_Given problem:_
Scan the listing below. Report each line that includes "script".

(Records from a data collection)
---

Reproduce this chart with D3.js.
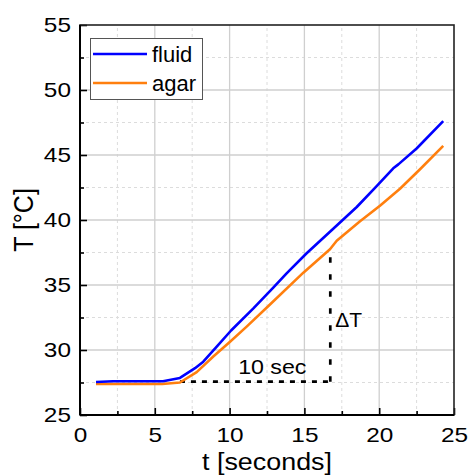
<!DOCTYPE html>
<html>
<head>
<meta charset="utf-8">
<script src="https://cdn.jsdelivr.net/npm/d3@7/dist/d3.min.js"></script>
<style>
  html, body { margin: 0; padding: 0; background: #fff; }
  svg { display: block; font-family: "Liberation Sans", Arial, sans-serif; }
</style>
</head>
<body>
<svg id="chart" width="470" height="475"></svg>
<script>
// Temperature readings (°C) over time (s)
const fluidT = [1.07, 2.2, 5.55, 6.68, 7.69, 8.24, 9.14, 10.1, 11.59, 12.92, 13.81, 15.15, 16.71, 18.5, 19.83, 20.94, 21.28, 22.5, 24.28];
const fluidV = [27.54, 27.6, 27.6, 27.85, 28.6, 29.1, 30.26, 31.5, 33.2, 34.8, 35.9, 37.44, 39.1, 41.0, 42.6, 43.98, 44.28, 45.5, 47.6];
const agarT = [1.07, 5.5, 6.68, 7.8, 8.91, 10.03, 11.14, 12.7, 14.93, 16.71, 17.16, 18.72, 20.05, 21.39, 22.73, 24.28];
const agarV = [27.38, 27.38, 27.5, 28.3, 29.5, 30.64, 31.8, 33.5, 35.95, 37.75, 38.4, 39.9, 41.1, 42.4, 43.9, 45.7];

const xMajor = [0, 5, 10, 15, 20, 25];
const xMinor = [2.5, 7.5, 12.5, 17.5, 22.5];
const yMajor = [25, 30, 35, 40, 45, 50, 55];
const yMinor = [27.5, 32.5, 37.5, 42.5, 47.5, 52.5];

// Annotation: 10 s interval and the matching temperature rise on agar
const spanStart = 6.68, spanEnd = 16.73, baseT = 27.56, topT = 37.8;

const series = [
  { name: "fluid", t: fluidT, v: fluidV, color: "#0000ff" },
  { name: "agar",  t: agarT,  v: agarV,  color: "#ff7f0e" }
];

const svg = d3.select("#chart");
const m = { left: 80, right: 16, top: 25, bottom: 60 };
const W = 470, H = 475;
const x = d3.scaleLinear().domain([0, 25]).range([m.left, W - m.right]);
const y = d3.scaleLinear().domain([25, 55]).range([H - m.bottom, m.top]);
const SX = 1.16; // wide glyph look

// grid
const grid = svg.append("g");
grid.selectAll("line.xmin").data(xMinor).join("line")
  .attr("x1", d => x(d)).attr("x2", d => x(d)).attr("y1", y(25)).attr("y2", y(55))
  .attr("stroke", "#dcdcdc").attr("stroke-width", 1).attr("stroke-dasharray", "3,3");
grid.selectAll("line.ymin").data(yMinor).join("line")
  .attr("y1", d => y(d)).attr("y2", d => y(d)).attr("x1", x(0)).attr("x2", x(25))
  .attr("stroke", "#dcdcdc").attr("stroke-width", 1).attr("stroke-dasharray", "3,3");
grid.selectAll("line.xmaj").data(xMajor.slice(1, -1)).join("line")
  .attr("x1", d => x(d)).attr("x2", d => x(d)).attr("y1", y(25)).attr("y2", y(55))
  .attr("stroke", "#cfcfcf").attr("stroke-width", 1.3);
grid.selectAll("line.ymaj").data(yMajor.slice(1, -1)).join("line")
  .attr("y1", d => y(d)).attr("y2", d => y(d)).attr("x1", x(0)).attr("x2", x(25))
  .attr("stroke", "#cfcfcf").attr("stroke-width", 1.3);

// annotation lines
svg.append("line")
  .attr("x1", x(spanStart)).attr("x2", x(spanEnd)).attr("y1", y(baseT)).attr("y2", y(baseT))
  .attr("stroke", "#000").attr("stroke-width", 2.7).attr("stroke-dasharray", "5,6");
svg.append("line")
  .attr("x1", x(spanEnd)).attr("x2", x(spanEnd)).attr("y1", y(baseT)).attr("y2", y(topT))
  .attr("stroke", "#000").attr("stroke-width", 2.7).attr("stroke-dasharray", "5.5,11.5");

// data lines
const line = d3.line().x(d => x(d[0])).y(d => y(d[1]));
series.slice().reverse().forEach(s => {
  svg.append("path")
    .datum(s.t.map((t, i) => [t, s.v[i]]))
    .attr("d", line)
    .attr("fill", "none").attr("stroke", s.color).attr("stroke-width", 2.6)
    .attr("stroke-linejoin", "round");
});

// annotation text
svg.append("text")
  .attr("transform", `translate(${x(spanEnd) - 58},${y(baseT) - 8}) scale(${SX},1)`)
  .attr("text-anchor", "middle").attr("font-size", 20).text("10 sec");
svg.append("text")
  .attr("transform", `translate(${x(spanEnd) + 5},${(y(baseT) + y(topT)) / 2 + 12}) scale(1.05,1)`)
  .attr("font-size", 20).text("ΔT");

// axes
const fmt = d3.format("d");
const gx = svg.append("g").attr("transform", `translate(0,${y(25)})`)
  .call(d3.axisBottom(x).tickValues(xMajor).tickFormat(fmt).tickSizeInner(-7).tickSizeOuter(0).tickPadding(12));
const gxm = svg.append("g").attr("transform", `translate(0,${y(25)})`)
  .call(d3.axisBottom(x).tickValues(xMinor).tickFormat("").tickSizeInner(-4).tickSizeOuter(0));
const gy = svg.append("g").attr("transform", `translate(${x(0)},0)`)
  .call(d3.axisLeft(y).tickValues(yMajor).tickFormat(fmt).tickSizeInner(-7).tickSizeOuter(0).tickPadding(7.8));
const gym = svg.append("g").attr("transform", `translate(${x(0)},0)`)
  .call(d3.axisLeft(y).tickValues(yMinor).tickFormat("").tickSizeInner(-4).tickSizeOuter(0));
[gx, gxm, gy, gym].forEach(g => {
  g.selectAll(".domain").remove();
  g.selectAll(".tick line").attr("stroke", "#000").attr("stroke-width", 1.6);
  g.selectAll(".tick text").attr("font-size", 21).attr("fill", "#000")
    .attr("font-family", "Liberation Sans, Arial, sans-serif")
    .attr("transform", `scale(${SX},1)`);
});

// frame
svg.append("rect").attr("x", x(0)).attr("y", y(55)).attr("width", x(25) - x(0)).attr("height", y(25) - y(55))
  .attr("fill", "none").attr("stroke", "#222").attr("stroke-width", 1.6);
svg.append("line").attr("x1", x(0)).attr("x2", x(0)).attr("y1", y(55)).attr("y2", y(25))
  .attr("stroke", "#000").attr("stroke-width", 2);
svg.append("line").attr("x1", x(0)).attr("x2", x(25)).attr("y1", y(25)).attr("y2", y(25))
  .attr("stroke", "#000").attr("stroke-width", 2);

// axis titles
svg.append("text")
  .attr("transform", `translate(${(x(0) + x(25)) / 2},470) scale(1.12,1)`)
  .attr("text-anchor", "middle").attr("font-size", 24).text("t [seconds]");
svg.append("text")
  .attr("transform", `translate(33,${(y(25) + y(55)) / 2}) rotate(-90) scale(1,1.1)`)
  .attr("text-anchor", "middle").attr("font-size", 25).text("T [°C]");

// legend
const lg = svg.append("g");
lg.append("rect").attr("x", 90.5).attr("y", 38.5).attr("width", 112).attr("height", 61)
  .attr("fill", "#fff").attr("stroke", "#555").attr("stroke-width", 1);
series.forEach((s, i) => {
  const yy = 54 + i * 29;
  lg.append("line").attr("x1", 93).attr("x2", 147).attr("y1", yy).attr("y2", yy)
    .attr("stroke", s.color).attr("stroke-width", 2.6);
  lg.append("text").attr("x", 152).attr("y", yy + 8).attr("font-size", 22).text(s.name);
});
</script>
</body>
</html>
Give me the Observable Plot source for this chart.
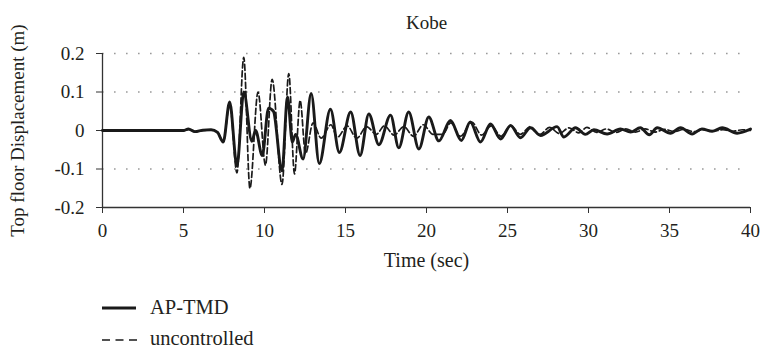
<!DOCTYPE html>
<html>
<head>
<meta charset="utf-8">
<script src="https://cdn.jsdelivr.net/npm/d3@7"></script>
<script src="https://cdn.jsdelivr.net/npm/@observablehq/plot@0.6"></script>
<style>
  body { margin: 0; background: #fff; font-family: "Liberation Serif", serif; color: #231f20; }
  #legend { position: relative; height: 73px; width: 762px; font-size: 20.5px; }
  .lg { position: absolute; left: 0; }
  .lt { position: absolute; left: 150px; line-height: 22px; }
</style>
</head>
<body>
<div id="chart"></div>
<div id="legend">
  <svg class="lg" width="762" height="73" style="top:0">
    <line x1="102" x2="136" y1="28" y2="28" stroke="#1a1a1a" stroke-width="2.8"></line>
    <line x1="102" x2="137" y1="60" y2="60" stroke="#1a1a1a" stroke-width="1.7" stroke-dasharray="8 5.5"></line>
  </svg>
  <div class="lt" style="top:16px">AP-TMD</div>
  <div class="lt" style="top:47px">uncontrolled</div>
</div>
<script>
// AP-TMD (solid) — times (s) and top floor displacement (m) at turning points
const apTime = [0, 5.0, 5.3, 5.7, 6.2, 6.7, 7.1, 7.45, 7.85, 8.3, 8.72, 9.22, 9.45, 9.86, 10.25, 10.55, 11.08, 11.42, 11.72, 11.92, 12.38, 12.88, 13.38, 14.07, 14.62, 15.32, 15.9, 16.44, 17.06, 17.78, 18.29, 18.9, 19.53, 20.14, 20.76, 21.48, 22.15, 22.7, 23.33, 23.95, 24.57, 25.19, 25.8, 26.42, 27.04, 28.06, 28.48, 29.2, 29.8, 30.33, 31.15, 31.97, 32.6, 33.2, 33.75, 34.24, 35.06, 35.68, 36.4, 37.0, 37.63, 38.25, 39.17, 40];
const apDisp = [0, 0, 0.004, -0.003, 0.001, 0.002, -0.005, -0.03, 0.074, -0.092, 0.1, -0.028, 0.0, -0.065, 0.058, 0.05, -0.105, 0.087, -0.03, -0.01, -0.074, 0.096, -0.086, 0.055, -0.057, 0.048, -0.065, 0.043, -0.037, 0.04, -0.045, 0.048, -0.048, 0.035, -0.027, 0.026, -0.026, 0.022, -0.03, 0.017, -0.022, 0.013, -0.019, 0.007, -0.013, 0.01, -0.017, 0.007, -0.01, 0.002, -0.009, 0.004, -0.004, 0.007, -0.011, 0.007, -0.007, 0.007, -0.009, 0.004, -0.002, 0.007, -0.007, 0.004];

// uncontrolled (dashed)
const unTime = [0, 5.0, 5.3, 5.7, 6.7, 7.1, 7.45, 7.85, 8.3, 8.72, 9.1, 9.6, 10.06, 10.47, 11.08, 11.5, 11.85, 12.2, 12.53, 13.0, 13.5, 14.1, 14.5, 15.1, 15.7, 16.3, 16.9, 17.4, 18.0, 18.6, 19.2, 19.8, 20.4, 21.0, 21.5, 22.1, 22.8, 23.4, 24.0, 24.6, 25.2, 25.8, 26.4, 27.0, 27.6, 28.2, 28.8, 29.4, 29.9, 30.5, 31.1, 31.7, 32.3, 32.9, 33.5, 34.1, 34.7, 35.3, 35.9, 36.5, 37.1, 37.7, 38.3, 38.9, 39.5, 40];
const unDisp = [0, 0, 0.003, -0.003, 0.002, -0.004, -0.03, 0.07, -0.11, 0.19, -0.15, 0.10, -0.09, 0.133, -0.14, 0.148, -0.113, 0.078, -0.06, 0.02, -0.02, 0.015, -0.018, 0.012, -0.02, 0.01, -0.01, 0.012, -0.012, 0.01, -0.015, 0.015, -0.01, -0.01, 0.02, -0.015, 0.022, -0.012, 0.012, -0.015, 0.012, -0.01, 0.01, -0.01, 0.008, -0.008, 0.007, -0.006, 0.008, -0.005, 0.004, -0.005, 0.004, -0.004, 0.004, -0.004, 0.003, -0.003, 0.003, -0.003, 0.002, -0.002, 0.002, -0.002, 0.002, 0];

const xTicks = [0, 5, 10, 15, 20, 25, 30, 35, 40];
const yTicks = [-0.2, -0.1, 0, 0.1, 0.2];
const gridValues = [0.2, 0.1, -0.1];
const title = "Kobe";
const xLabel = "Time (sec)";
const yLabel = "Top floor Displacement (m)";

const ap = apTime.map((t, i) => ({t, v: apDisp[i]}));
const un = unTime.map((t, i) => ({t, v: unDisp[i]}));

const chart = Plot.plot({
  width: 762,
  height: 280,
  marginLeft: 102,
  marginRight: 12,
  marginTop: 53,
  marginBottom: 73,
  style: {fontFamily: "'Liberation Serif', serif", fontSize: "19px", color: "#231f20", background: "#fff"},
  x: {domain: [0, 40]},
  y: {domain: [-0.2, 0.2]},
  marks: [
    Plot.ruleY(gridValues, {stroke: "#9a9a9a", strokeWidth: 1.6, strokeDasharray: "1.6 10.4"}),
    Plot.axisX({ticks: xTicks, tickSize: 6, tickPadding: 10, tickFormat: d => String(d), label: null, stroke: "#333"}),
    Plot.axisY({ticks: yTicks, tickSize: 6, tickPadding: 12, tickFormat: d => String(d), label: null, stroke: "#333"}),
    Plot.ruleX([0], {stroke: "#333", strokeWidth: 1.3}),
    Plot.ruleY([-0.2], {stroke: "#333", strokeWidth: 1.3}),
    Plot.line(ap, {x: "t", y: "v", curve: "monotone-x", stroke: "#1a1a1a", strokeWidth: 2.9}),
    Plot.line(un, {x: "t", y: "v", curve: "monotone-x", stroke: "#1a1a1a", strokeWidth: 1.7, strokeDasharray: "6 3"}),
    Plot.text([title], {frameAnchor: "top", dy: -38, fill: "#231f20"}),
    Plot.text([xLabel], {frameAnchor: "bottom", dy: 59, fill: "#231f20", fontSize: 20}),
    Plot.text([yLabel], {frameAnchor: "left", dx: -85, rotate: -90, textAnchor: "middle", fill: "#231f20"})
  ]
});
document.getElementById("chart").appendChild(chart);
</script>
</body>
</html>
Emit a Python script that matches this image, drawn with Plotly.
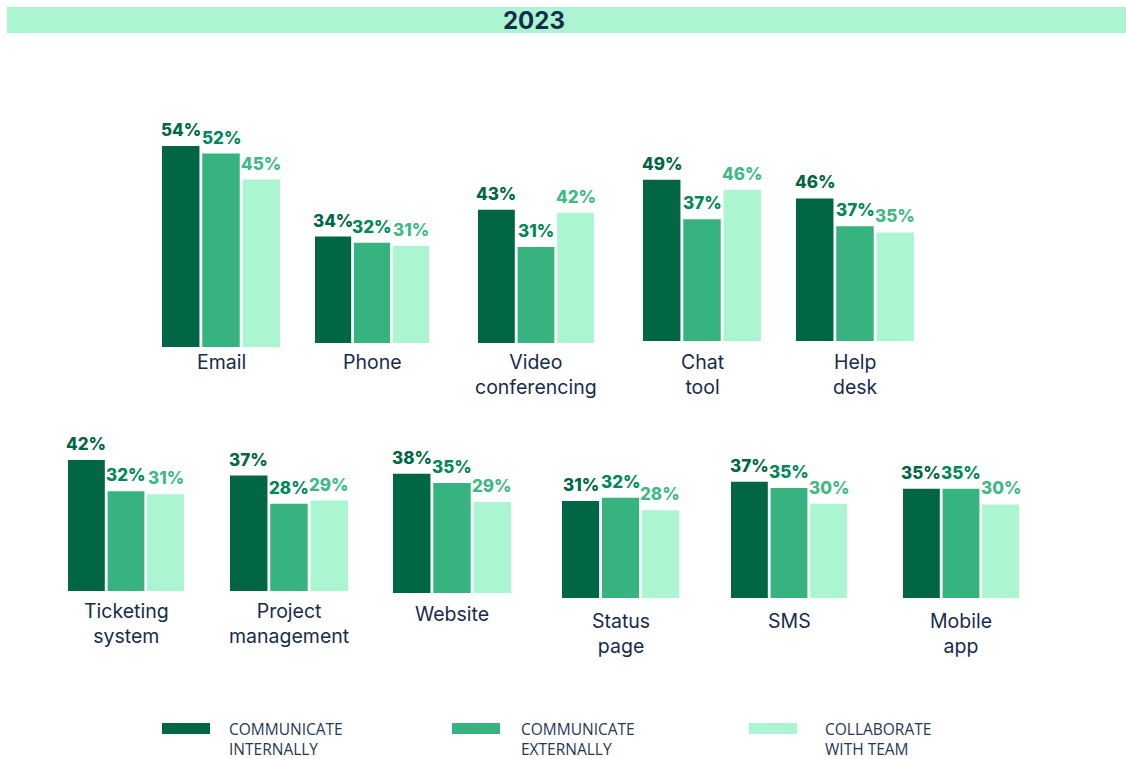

---

_Answer to this exercise:_
<script src="https://cdn.jsdelivr.net/npm/d3@7/dist/d3.min.js"></script>
<script>
</script>
<script src="https://cdn.jsdelivr.net/npm/d3@7"></script>
<script src="https://cdn.jsdelivr.net/npm/@observablehq/plot@0.6"></script>
<script>
</script>
Emit a Python script that matches this image, drawn with Plotly.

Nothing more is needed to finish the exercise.